■ **Extracted data entries**:
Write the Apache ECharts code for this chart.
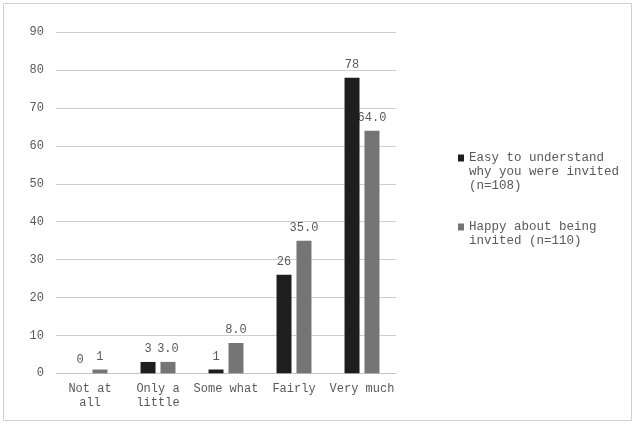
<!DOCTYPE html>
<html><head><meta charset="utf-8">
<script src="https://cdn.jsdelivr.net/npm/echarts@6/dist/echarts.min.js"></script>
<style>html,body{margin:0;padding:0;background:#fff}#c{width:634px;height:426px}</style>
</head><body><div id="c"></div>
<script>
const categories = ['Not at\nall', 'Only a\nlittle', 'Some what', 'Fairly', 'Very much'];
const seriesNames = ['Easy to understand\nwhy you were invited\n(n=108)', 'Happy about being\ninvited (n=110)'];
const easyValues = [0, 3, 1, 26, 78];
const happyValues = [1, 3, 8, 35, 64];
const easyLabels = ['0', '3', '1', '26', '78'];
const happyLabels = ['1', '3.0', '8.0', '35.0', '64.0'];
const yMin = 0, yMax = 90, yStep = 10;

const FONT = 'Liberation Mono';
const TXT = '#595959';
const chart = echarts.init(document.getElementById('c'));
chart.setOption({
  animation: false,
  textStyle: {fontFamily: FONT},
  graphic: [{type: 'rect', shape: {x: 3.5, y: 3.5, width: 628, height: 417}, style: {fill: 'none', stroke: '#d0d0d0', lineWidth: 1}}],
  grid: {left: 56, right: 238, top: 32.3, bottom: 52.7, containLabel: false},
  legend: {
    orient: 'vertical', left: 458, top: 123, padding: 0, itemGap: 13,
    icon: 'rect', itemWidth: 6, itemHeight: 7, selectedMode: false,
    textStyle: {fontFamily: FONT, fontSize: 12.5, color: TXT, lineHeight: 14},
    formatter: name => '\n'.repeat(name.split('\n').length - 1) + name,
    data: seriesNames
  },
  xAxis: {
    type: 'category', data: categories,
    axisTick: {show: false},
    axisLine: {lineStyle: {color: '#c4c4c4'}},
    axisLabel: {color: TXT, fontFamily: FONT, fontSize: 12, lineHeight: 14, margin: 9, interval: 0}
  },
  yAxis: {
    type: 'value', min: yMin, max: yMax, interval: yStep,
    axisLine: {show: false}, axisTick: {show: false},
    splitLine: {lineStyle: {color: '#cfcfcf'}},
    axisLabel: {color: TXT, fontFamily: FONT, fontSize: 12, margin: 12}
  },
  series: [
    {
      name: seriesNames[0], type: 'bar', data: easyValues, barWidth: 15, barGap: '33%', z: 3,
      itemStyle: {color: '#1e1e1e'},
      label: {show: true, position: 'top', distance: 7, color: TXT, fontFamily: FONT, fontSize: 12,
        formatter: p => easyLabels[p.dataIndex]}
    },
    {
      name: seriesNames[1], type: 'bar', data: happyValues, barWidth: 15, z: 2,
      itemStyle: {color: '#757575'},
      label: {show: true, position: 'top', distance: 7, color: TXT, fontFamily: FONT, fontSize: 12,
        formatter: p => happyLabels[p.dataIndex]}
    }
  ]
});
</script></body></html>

---

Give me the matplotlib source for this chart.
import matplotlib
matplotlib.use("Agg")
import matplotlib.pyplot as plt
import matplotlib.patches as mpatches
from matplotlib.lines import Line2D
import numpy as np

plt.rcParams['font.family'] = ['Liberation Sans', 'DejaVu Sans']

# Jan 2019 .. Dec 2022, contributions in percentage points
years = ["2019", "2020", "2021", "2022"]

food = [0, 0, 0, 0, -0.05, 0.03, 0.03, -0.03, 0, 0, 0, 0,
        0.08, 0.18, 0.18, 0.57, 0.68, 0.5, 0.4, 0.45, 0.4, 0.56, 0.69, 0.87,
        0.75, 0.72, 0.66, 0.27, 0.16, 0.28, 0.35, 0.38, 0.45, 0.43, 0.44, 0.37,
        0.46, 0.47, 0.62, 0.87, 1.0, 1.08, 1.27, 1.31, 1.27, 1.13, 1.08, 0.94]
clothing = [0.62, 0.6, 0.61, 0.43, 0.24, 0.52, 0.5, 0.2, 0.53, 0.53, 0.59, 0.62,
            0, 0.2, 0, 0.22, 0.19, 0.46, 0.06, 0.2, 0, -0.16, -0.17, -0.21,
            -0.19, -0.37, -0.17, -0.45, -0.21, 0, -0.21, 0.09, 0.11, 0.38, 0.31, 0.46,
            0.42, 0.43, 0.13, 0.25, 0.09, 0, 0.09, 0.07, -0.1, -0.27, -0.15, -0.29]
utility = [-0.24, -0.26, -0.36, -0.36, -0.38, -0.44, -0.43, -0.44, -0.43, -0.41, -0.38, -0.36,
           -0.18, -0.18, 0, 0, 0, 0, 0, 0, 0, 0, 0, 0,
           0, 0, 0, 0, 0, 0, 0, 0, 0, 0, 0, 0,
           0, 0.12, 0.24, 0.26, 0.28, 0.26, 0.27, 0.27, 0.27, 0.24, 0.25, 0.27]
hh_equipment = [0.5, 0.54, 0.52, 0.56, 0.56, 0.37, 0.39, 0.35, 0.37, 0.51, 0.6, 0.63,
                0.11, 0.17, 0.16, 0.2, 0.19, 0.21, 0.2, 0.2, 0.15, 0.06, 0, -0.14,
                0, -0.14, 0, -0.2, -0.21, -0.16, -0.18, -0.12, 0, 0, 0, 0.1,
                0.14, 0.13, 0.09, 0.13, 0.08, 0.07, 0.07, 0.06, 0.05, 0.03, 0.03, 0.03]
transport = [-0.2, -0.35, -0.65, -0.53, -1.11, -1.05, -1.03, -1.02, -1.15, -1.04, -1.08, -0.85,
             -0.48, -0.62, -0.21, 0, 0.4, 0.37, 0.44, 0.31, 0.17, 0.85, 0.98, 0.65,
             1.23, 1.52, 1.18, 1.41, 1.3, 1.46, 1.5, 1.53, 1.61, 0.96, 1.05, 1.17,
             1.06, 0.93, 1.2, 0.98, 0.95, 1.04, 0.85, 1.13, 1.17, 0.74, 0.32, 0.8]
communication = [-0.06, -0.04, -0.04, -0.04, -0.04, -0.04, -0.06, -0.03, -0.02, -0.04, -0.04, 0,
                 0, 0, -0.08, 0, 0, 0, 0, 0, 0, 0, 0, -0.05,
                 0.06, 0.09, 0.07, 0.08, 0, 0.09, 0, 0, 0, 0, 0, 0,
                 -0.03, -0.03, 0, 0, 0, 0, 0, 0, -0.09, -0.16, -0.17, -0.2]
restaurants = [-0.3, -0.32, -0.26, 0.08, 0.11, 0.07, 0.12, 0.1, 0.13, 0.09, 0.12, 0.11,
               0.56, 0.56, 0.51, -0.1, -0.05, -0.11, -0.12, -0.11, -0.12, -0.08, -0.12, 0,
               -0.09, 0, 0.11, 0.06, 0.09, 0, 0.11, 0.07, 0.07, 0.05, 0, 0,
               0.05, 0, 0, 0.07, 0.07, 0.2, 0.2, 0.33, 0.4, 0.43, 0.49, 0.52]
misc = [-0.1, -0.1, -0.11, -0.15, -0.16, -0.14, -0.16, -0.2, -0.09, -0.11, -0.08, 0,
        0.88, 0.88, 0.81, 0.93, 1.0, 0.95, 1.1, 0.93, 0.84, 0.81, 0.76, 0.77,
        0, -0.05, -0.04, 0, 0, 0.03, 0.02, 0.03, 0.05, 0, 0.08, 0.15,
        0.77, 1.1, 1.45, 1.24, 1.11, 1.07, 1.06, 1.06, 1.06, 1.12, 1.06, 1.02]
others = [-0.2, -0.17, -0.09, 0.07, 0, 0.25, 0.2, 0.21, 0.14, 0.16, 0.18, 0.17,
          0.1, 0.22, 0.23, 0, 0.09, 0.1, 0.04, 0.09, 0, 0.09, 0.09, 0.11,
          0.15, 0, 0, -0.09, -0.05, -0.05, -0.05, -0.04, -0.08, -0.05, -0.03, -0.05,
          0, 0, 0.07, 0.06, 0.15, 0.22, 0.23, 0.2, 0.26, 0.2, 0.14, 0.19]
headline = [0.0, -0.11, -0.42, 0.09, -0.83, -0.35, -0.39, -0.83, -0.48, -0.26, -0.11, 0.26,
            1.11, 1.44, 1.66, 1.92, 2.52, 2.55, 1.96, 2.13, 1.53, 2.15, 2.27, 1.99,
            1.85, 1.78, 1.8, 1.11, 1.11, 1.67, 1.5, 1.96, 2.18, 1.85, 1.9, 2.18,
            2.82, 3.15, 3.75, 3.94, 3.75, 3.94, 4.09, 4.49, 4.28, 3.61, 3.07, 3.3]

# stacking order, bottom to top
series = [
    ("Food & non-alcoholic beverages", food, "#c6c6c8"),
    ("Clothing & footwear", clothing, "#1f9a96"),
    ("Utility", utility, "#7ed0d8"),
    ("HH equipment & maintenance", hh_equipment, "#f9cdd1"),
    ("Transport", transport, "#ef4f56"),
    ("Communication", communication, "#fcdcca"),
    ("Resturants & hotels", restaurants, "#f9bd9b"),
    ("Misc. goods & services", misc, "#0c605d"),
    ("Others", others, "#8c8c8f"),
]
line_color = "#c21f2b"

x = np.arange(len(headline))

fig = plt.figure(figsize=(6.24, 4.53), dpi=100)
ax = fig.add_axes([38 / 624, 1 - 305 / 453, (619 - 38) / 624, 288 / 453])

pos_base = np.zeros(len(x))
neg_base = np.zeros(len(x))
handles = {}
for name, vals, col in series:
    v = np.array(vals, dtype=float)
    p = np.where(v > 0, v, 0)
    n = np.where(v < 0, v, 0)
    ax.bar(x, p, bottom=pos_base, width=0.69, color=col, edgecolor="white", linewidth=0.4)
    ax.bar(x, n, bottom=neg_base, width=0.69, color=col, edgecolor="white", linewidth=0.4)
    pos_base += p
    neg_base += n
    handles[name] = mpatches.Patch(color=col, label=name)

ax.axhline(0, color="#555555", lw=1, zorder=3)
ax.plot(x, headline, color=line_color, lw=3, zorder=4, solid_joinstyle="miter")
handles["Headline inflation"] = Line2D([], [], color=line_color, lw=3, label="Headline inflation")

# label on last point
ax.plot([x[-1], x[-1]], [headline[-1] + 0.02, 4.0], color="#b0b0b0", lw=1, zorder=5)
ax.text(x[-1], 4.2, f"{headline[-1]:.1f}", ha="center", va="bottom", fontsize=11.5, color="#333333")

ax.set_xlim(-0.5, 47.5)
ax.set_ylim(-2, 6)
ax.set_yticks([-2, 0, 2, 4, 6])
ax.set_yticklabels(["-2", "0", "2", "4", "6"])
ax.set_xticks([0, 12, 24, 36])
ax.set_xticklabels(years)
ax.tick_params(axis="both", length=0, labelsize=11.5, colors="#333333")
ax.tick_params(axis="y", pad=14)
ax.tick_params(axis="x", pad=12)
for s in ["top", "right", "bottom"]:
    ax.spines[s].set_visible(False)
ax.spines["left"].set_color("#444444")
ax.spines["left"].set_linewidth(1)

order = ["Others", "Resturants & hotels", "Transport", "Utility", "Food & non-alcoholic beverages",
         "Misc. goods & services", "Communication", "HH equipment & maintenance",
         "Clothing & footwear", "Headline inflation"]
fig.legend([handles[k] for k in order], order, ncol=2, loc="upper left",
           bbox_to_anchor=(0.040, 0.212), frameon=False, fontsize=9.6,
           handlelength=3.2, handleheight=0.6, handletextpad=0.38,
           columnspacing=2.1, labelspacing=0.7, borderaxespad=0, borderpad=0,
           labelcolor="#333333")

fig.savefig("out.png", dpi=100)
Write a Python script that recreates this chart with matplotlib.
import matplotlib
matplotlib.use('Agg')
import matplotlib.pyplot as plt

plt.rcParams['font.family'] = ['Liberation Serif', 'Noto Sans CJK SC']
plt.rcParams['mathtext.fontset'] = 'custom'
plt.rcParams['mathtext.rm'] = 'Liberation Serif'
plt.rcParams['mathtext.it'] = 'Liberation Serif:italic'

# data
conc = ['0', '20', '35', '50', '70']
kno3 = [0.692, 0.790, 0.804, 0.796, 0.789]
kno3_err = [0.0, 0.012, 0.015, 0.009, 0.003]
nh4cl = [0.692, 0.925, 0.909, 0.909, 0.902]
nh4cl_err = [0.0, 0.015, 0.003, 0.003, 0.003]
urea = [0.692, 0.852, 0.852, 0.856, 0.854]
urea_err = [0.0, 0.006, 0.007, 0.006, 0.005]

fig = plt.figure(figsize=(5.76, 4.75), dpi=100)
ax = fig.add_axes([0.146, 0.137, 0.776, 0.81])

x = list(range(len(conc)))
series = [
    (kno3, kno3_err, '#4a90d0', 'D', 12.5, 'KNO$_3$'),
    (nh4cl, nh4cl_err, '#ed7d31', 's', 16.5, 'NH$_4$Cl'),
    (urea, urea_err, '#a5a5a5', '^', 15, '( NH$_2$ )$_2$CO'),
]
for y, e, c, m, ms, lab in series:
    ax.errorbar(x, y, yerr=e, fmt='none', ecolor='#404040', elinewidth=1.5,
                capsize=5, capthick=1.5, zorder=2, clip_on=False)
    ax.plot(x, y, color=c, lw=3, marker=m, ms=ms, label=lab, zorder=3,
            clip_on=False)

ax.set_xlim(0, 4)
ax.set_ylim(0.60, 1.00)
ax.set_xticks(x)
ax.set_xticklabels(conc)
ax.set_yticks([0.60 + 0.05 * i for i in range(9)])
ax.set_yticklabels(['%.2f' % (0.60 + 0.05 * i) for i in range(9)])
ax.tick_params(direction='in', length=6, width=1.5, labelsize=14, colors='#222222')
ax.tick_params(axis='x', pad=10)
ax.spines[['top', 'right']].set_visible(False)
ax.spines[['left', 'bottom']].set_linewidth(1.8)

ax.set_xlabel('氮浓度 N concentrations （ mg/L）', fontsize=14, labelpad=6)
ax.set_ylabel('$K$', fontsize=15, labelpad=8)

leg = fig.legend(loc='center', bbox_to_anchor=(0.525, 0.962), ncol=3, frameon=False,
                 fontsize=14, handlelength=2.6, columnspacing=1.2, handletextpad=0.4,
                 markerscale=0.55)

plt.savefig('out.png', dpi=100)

* * *

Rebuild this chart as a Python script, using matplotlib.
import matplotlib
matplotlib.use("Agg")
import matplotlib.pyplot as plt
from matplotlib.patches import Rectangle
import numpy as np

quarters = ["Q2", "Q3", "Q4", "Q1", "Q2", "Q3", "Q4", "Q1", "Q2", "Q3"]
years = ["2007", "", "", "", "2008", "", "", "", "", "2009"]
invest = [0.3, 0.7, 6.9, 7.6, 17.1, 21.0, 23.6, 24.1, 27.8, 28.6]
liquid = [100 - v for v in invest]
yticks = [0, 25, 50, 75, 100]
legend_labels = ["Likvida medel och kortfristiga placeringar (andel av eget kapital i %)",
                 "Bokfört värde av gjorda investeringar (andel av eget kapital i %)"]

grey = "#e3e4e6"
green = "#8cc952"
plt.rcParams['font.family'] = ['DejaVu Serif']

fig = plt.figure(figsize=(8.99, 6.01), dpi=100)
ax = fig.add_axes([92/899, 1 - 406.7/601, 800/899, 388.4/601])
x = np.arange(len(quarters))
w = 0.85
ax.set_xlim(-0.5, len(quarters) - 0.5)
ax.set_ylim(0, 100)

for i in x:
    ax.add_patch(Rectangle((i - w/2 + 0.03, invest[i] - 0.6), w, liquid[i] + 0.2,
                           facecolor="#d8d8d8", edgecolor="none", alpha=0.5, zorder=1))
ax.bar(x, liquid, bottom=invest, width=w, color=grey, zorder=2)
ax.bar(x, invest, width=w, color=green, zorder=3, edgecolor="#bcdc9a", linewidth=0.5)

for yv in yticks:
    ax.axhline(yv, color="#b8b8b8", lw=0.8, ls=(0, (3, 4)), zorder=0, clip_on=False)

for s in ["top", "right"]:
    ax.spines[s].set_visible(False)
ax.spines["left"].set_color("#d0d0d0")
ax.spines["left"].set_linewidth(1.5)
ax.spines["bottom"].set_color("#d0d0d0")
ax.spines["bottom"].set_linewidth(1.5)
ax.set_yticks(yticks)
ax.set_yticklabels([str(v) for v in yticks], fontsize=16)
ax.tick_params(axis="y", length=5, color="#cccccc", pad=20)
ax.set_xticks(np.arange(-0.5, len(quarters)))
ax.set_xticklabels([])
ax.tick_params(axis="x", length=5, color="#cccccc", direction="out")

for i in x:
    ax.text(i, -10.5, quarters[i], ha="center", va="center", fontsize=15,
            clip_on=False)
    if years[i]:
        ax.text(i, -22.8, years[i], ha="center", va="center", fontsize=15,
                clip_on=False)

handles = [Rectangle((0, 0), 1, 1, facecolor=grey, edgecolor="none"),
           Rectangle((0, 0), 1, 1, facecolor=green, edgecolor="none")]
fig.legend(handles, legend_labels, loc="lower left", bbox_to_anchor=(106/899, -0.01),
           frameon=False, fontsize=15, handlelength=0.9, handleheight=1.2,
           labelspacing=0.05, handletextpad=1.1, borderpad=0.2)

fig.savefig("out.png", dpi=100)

■ **Objective**:
Return all lines containing the word "this".

■ **Task output**:
Write the Apache ECharts code for this chart.
Give me the matplotlib source for this chart.
Write a Python script that recreates this chart with matplotlib.
Rebuild this chart as a Python script, using matplotlib.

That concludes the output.